**Stored rows:**

============

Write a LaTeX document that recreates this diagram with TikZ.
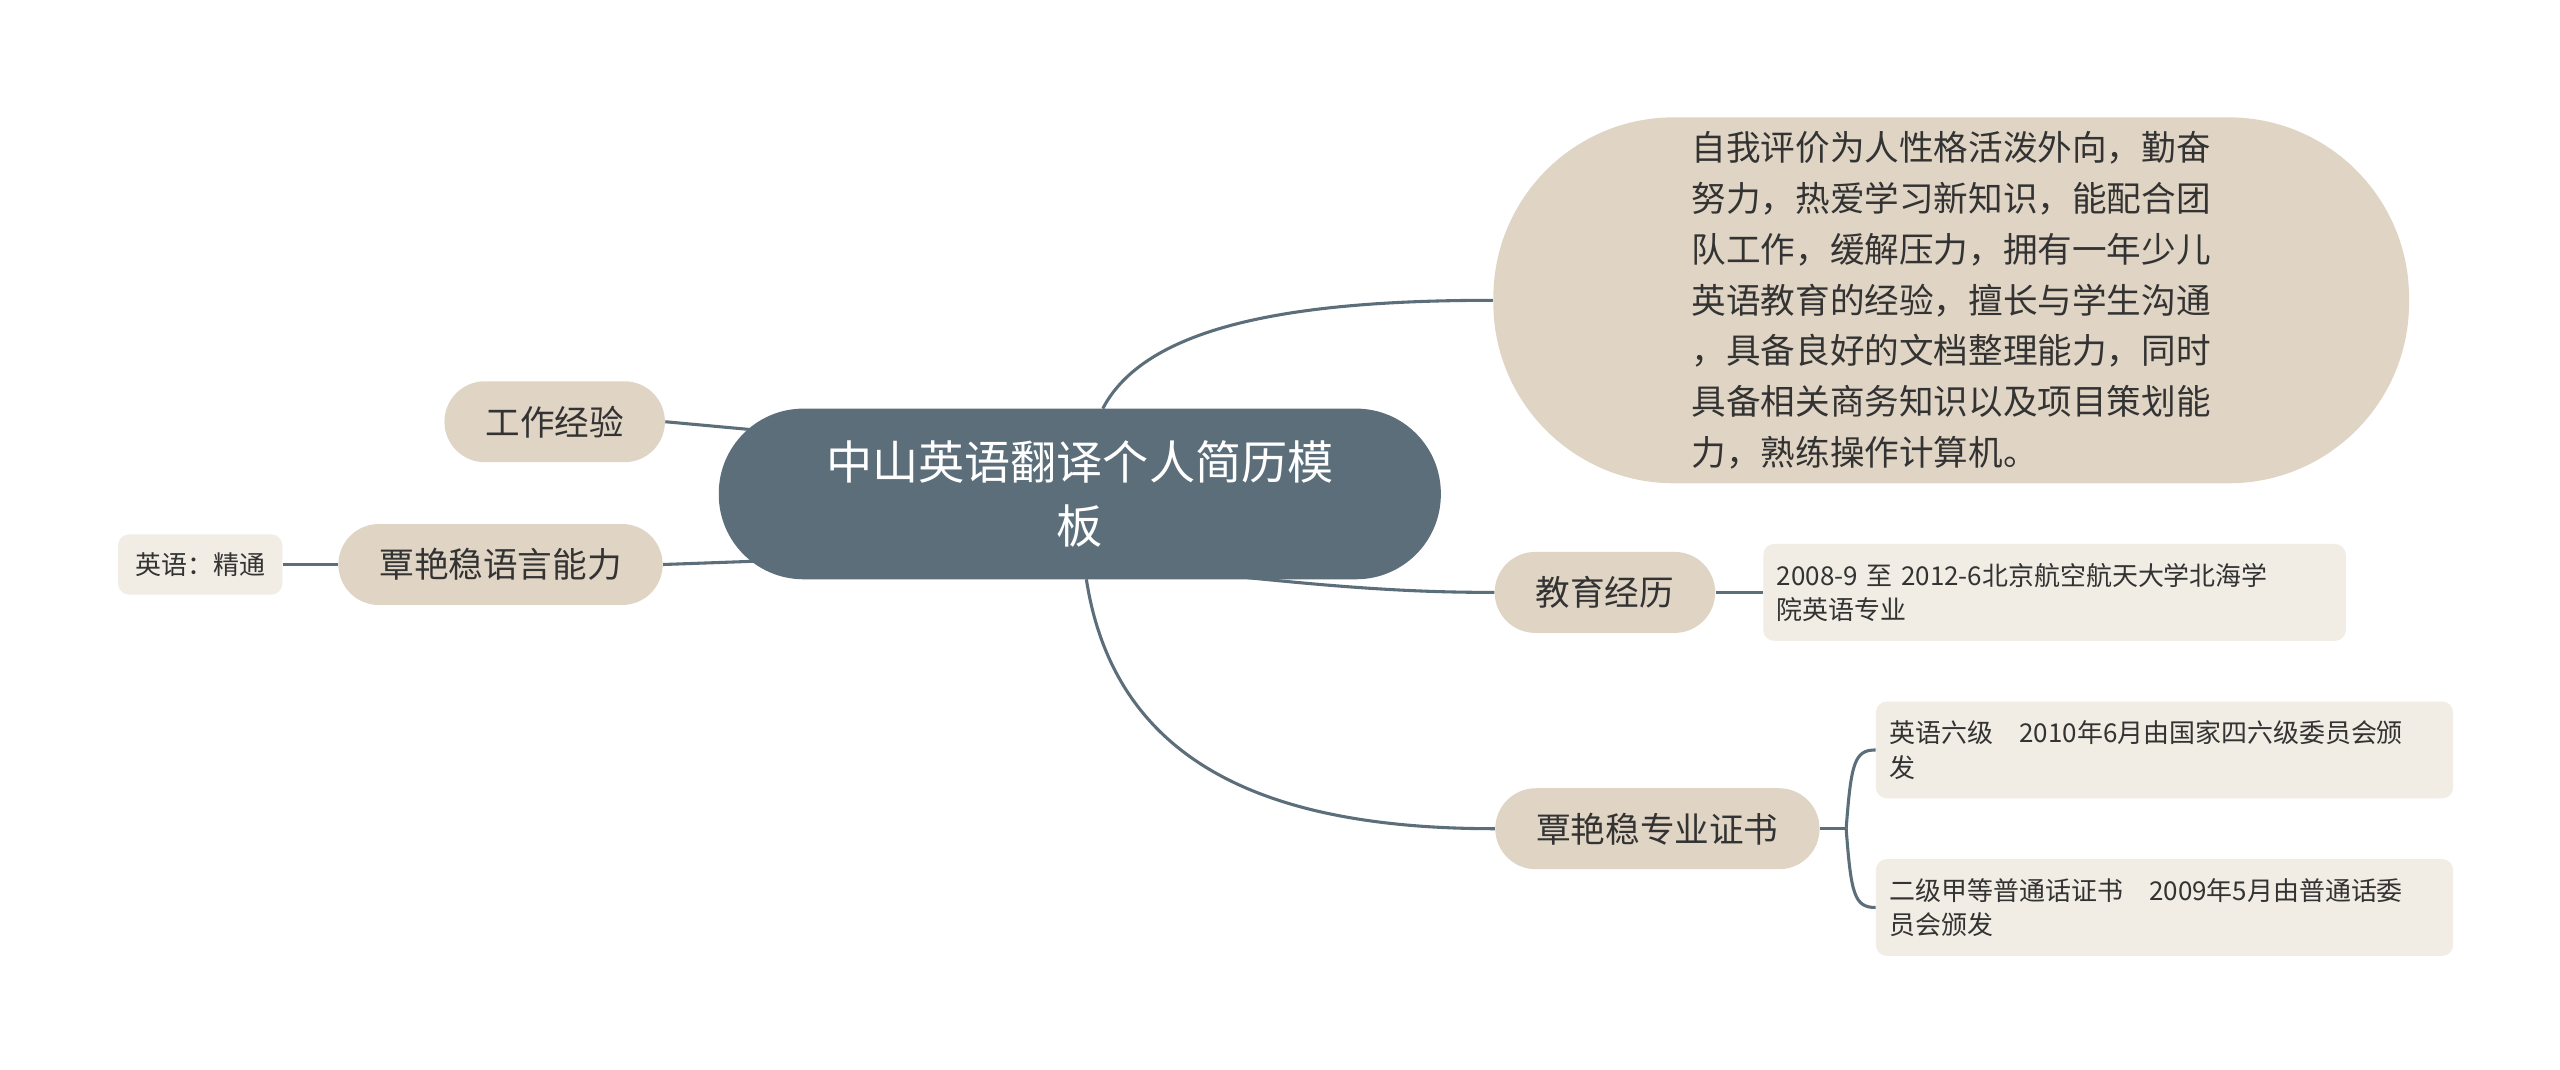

============

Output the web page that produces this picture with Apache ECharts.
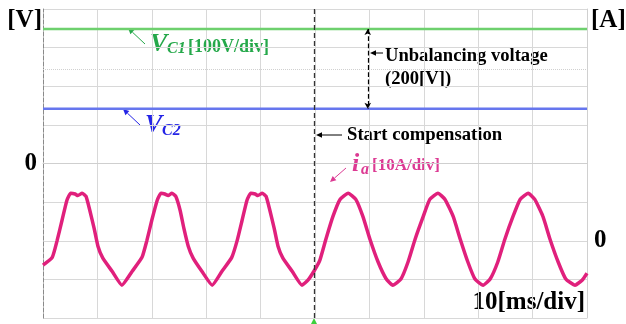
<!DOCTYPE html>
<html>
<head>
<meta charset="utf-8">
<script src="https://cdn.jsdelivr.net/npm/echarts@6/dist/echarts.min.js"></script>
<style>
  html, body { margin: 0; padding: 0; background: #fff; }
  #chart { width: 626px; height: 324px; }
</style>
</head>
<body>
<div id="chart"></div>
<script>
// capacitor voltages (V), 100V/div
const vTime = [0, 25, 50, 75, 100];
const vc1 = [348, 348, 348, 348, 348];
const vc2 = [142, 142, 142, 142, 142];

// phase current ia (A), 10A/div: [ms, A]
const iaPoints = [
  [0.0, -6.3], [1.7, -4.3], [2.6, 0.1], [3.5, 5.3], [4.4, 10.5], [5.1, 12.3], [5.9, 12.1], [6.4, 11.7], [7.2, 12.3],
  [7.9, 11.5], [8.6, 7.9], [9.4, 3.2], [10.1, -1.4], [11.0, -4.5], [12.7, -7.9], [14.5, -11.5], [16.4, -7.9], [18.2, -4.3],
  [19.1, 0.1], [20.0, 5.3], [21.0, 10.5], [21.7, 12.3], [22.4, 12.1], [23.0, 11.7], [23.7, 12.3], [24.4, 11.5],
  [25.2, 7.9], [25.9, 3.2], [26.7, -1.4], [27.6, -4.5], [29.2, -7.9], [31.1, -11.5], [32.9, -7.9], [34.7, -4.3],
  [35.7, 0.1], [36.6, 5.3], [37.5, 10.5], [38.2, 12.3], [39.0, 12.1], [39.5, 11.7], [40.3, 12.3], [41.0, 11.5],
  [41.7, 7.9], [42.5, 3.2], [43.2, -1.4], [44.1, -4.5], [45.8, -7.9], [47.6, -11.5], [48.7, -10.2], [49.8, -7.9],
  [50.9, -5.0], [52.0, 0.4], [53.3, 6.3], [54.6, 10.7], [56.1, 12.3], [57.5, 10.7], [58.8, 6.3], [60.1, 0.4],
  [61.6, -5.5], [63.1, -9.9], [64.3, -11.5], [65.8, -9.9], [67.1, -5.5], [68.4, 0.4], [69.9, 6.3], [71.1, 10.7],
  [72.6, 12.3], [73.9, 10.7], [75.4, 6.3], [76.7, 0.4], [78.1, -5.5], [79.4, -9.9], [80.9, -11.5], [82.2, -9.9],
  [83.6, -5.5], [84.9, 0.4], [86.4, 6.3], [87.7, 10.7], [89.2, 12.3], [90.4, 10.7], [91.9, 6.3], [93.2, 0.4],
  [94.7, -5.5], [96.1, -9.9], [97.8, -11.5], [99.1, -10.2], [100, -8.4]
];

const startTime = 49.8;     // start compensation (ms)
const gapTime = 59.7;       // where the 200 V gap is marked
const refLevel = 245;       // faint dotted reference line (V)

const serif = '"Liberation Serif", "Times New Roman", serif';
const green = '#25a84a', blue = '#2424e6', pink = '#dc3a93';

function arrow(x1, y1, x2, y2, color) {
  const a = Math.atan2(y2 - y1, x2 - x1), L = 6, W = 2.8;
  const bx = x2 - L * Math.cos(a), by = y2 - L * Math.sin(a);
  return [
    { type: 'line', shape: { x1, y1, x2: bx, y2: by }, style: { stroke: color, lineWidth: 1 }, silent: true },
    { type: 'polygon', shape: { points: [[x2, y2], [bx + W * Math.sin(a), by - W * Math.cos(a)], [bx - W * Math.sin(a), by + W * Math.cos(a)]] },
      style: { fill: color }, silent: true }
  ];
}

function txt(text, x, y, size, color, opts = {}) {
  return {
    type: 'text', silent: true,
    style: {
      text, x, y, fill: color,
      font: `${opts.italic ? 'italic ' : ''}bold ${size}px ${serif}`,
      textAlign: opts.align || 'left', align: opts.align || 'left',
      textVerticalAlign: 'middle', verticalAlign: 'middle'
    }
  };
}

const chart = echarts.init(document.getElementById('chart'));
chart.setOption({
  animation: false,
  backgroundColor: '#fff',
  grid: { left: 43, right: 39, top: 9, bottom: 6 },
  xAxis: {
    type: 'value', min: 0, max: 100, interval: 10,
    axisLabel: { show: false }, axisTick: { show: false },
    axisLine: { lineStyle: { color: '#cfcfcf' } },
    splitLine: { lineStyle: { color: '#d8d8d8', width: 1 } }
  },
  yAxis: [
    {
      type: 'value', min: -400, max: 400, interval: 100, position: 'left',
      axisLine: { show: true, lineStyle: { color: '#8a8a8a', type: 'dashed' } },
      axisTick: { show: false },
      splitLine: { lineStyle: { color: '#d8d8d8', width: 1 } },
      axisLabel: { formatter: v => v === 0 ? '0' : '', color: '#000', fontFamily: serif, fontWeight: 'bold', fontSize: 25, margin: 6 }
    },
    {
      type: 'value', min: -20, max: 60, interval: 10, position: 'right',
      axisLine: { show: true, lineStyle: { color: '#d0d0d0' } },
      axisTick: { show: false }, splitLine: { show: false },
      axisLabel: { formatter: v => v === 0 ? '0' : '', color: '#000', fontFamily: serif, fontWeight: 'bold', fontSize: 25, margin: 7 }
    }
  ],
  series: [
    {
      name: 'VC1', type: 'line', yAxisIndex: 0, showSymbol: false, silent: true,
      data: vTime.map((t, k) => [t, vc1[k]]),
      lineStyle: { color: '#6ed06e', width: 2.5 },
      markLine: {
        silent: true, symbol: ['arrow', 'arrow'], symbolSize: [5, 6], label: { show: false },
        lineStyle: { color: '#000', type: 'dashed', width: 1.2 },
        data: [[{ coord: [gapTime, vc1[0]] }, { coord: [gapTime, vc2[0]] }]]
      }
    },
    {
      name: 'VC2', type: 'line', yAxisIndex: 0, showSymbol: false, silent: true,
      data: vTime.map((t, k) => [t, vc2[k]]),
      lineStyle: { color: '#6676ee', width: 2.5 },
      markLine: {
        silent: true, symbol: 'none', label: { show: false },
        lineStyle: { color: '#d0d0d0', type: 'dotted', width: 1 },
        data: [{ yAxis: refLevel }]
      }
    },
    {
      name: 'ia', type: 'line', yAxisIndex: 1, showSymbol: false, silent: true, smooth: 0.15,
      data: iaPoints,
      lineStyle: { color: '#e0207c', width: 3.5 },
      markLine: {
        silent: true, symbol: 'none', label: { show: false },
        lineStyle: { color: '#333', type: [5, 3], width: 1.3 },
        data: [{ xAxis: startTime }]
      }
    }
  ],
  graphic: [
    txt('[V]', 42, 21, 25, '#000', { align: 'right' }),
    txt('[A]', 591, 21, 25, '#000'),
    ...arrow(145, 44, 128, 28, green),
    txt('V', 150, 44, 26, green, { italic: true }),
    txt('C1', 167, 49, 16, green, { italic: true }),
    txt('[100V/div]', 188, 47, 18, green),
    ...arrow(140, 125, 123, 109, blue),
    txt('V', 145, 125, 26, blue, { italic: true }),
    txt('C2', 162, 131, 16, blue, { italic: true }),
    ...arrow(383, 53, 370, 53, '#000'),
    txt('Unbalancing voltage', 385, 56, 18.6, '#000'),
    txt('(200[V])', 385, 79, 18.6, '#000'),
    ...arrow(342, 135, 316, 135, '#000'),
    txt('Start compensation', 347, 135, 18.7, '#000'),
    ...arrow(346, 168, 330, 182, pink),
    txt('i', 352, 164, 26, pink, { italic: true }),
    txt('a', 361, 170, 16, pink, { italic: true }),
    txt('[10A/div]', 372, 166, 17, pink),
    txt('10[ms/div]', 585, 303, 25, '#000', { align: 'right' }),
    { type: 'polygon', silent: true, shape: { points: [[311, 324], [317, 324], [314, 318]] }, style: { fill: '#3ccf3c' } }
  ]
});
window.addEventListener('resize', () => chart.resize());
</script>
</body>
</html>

============

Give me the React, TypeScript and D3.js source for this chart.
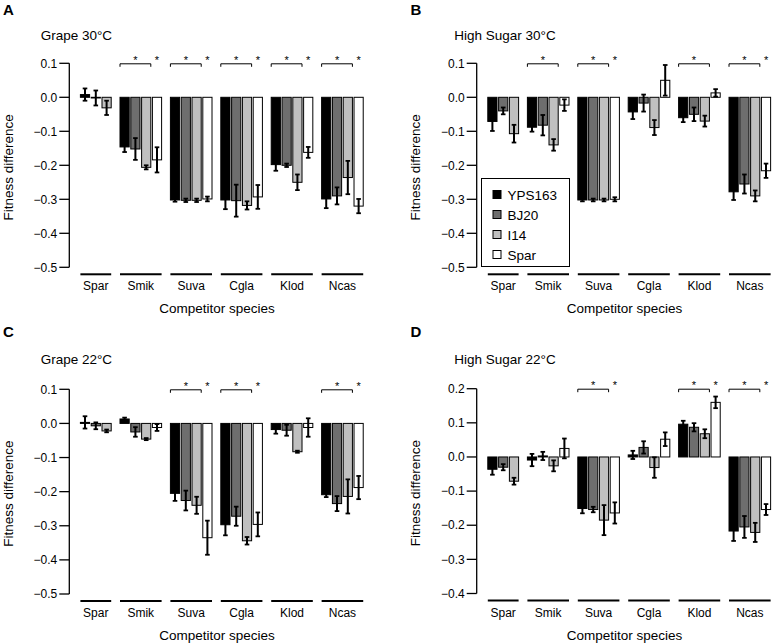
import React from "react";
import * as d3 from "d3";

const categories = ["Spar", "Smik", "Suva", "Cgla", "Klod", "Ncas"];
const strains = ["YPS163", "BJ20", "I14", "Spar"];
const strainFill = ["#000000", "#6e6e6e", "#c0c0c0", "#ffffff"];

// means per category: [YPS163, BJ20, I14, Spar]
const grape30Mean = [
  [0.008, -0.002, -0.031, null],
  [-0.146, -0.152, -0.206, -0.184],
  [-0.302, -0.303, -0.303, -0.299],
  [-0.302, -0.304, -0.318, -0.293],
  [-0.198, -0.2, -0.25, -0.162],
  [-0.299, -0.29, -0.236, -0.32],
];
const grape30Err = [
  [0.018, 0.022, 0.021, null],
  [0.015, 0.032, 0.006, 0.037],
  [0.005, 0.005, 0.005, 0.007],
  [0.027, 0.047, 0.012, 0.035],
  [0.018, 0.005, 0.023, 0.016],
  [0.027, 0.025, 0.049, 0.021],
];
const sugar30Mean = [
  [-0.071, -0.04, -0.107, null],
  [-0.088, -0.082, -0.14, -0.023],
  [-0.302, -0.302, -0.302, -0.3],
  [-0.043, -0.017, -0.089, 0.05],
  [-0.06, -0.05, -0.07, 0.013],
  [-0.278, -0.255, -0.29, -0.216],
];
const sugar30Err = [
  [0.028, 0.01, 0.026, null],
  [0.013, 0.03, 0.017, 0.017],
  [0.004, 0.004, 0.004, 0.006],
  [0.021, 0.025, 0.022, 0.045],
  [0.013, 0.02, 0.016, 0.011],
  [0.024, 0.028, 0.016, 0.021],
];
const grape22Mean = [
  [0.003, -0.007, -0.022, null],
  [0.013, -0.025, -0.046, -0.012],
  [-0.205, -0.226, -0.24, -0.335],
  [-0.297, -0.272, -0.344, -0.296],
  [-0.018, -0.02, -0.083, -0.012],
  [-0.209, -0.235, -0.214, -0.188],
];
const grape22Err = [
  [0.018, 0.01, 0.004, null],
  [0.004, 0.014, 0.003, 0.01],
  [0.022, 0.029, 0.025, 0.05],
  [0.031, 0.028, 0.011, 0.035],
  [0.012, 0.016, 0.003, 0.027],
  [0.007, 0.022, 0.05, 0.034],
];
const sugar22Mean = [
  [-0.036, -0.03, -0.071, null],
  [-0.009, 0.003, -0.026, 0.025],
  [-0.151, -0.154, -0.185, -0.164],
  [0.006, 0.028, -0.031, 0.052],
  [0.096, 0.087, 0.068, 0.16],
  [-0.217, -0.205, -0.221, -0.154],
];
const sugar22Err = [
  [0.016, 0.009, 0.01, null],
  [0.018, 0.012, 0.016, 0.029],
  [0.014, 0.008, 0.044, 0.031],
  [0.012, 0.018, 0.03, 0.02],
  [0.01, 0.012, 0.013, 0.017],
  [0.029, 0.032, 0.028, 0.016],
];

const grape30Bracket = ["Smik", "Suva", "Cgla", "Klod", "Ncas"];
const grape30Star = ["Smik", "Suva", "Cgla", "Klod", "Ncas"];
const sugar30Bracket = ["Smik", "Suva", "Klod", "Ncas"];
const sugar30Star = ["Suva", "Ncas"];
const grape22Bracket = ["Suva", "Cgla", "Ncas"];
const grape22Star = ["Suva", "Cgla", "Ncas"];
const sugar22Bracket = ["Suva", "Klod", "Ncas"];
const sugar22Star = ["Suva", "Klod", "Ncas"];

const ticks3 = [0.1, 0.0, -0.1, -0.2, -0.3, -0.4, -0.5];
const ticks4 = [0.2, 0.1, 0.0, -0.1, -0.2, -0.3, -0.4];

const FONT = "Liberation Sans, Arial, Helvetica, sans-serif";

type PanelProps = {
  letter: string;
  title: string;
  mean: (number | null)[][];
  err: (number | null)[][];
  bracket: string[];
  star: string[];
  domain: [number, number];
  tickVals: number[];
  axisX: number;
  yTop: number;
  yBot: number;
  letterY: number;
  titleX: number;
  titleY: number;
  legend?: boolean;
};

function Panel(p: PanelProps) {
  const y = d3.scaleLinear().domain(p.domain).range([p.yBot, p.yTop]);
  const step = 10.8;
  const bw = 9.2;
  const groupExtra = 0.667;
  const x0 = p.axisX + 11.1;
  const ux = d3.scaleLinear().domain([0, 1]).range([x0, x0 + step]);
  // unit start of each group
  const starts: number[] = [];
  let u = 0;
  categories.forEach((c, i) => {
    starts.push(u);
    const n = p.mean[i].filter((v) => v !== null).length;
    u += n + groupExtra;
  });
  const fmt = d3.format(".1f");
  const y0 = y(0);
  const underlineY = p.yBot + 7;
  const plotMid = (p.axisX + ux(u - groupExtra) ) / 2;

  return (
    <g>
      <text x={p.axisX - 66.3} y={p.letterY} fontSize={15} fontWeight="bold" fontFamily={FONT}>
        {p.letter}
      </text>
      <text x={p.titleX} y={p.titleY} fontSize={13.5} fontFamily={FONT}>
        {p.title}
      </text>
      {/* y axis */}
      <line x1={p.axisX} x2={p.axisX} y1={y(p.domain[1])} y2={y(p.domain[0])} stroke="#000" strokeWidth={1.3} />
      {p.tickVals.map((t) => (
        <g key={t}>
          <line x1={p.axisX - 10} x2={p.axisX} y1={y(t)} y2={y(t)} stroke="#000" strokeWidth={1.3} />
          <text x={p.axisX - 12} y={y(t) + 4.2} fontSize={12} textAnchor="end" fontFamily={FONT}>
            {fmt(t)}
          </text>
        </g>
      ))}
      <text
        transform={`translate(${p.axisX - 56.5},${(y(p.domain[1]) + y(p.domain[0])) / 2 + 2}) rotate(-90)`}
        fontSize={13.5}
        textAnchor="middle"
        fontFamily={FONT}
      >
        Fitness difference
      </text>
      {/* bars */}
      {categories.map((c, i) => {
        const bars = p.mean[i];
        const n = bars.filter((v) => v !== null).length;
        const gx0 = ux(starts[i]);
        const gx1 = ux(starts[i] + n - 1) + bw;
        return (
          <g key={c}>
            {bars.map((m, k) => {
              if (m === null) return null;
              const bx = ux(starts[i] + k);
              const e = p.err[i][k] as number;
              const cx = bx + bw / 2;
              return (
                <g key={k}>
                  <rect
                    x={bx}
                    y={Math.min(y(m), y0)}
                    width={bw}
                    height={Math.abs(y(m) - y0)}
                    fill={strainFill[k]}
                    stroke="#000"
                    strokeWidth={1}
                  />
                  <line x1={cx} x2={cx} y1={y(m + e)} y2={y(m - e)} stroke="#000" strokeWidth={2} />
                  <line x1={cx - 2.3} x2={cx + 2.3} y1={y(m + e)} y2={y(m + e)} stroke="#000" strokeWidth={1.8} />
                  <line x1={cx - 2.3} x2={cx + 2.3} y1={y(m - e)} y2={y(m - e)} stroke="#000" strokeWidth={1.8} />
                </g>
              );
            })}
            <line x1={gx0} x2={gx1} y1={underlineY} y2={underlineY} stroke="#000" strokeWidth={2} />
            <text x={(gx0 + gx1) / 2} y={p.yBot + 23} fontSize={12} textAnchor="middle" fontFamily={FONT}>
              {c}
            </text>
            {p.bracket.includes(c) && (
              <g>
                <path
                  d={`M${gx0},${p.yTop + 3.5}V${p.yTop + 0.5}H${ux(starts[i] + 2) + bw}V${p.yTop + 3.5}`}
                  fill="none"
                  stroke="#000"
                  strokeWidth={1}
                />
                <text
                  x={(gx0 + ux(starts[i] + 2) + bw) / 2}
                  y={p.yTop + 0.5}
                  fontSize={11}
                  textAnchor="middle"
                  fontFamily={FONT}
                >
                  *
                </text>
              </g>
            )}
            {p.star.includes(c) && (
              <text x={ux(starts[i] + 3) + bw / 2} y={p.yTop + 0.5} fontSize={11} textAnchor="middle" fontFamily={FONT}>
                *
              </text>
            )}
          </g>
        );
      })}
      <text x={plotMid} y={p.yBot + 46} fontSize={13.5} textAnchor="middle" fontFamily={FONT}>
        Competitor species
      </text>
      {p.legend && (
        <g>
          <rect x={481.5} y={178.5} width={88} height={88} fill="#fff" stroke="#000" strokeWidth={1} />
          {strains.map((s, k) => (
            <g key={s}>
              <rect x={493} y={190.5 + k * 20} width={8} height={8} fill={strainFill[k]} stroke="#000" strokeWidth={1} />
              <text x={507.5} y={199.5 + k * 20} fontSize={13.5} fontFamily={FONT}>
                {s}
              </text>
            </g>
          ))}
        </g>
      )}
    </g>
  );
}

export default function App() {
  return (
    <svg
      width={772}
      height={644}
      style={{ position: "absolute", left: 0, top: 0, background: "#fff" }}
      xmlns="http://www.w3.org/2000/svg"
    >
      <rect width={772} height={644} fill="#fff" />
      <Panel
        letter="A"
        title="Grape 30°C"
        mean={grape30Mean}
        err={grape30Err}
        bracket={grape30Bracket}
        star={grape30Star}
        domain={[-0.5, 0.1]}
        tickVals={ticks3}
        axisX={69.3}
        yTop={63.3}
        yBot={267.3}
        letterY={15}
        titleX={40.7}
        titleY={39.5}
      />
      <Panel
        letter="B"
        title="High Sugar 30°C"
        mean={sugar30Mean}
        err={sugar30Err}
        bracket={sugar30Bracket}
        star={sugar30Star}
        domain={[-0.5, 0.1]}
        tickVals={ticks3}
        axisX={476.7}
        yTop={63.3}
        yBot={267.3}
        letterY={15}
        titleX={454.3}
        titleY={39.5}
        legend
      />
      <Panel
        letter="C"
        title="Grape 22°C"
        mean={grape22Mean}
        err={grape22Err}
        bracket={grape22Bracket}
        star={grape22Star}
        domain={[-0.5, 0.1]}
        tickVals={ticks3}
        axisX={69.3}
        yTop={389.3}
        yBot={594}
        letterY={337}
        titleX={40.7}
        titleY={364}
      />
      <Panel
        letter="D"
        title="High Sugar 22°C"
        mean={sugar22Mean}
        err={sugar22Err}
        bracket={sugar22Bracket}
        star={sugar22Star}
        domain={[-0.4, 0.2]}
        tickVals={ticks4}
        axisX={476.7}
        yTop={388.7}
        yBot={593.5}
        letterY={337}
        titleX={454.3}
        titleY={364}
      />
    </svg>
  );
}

============

Identify all lines where the word "that" shows up. Copy them.

Write a LaTeX document that recreates this diagram with TikZ.
Output the web page that produces this picture with Apache ECharts.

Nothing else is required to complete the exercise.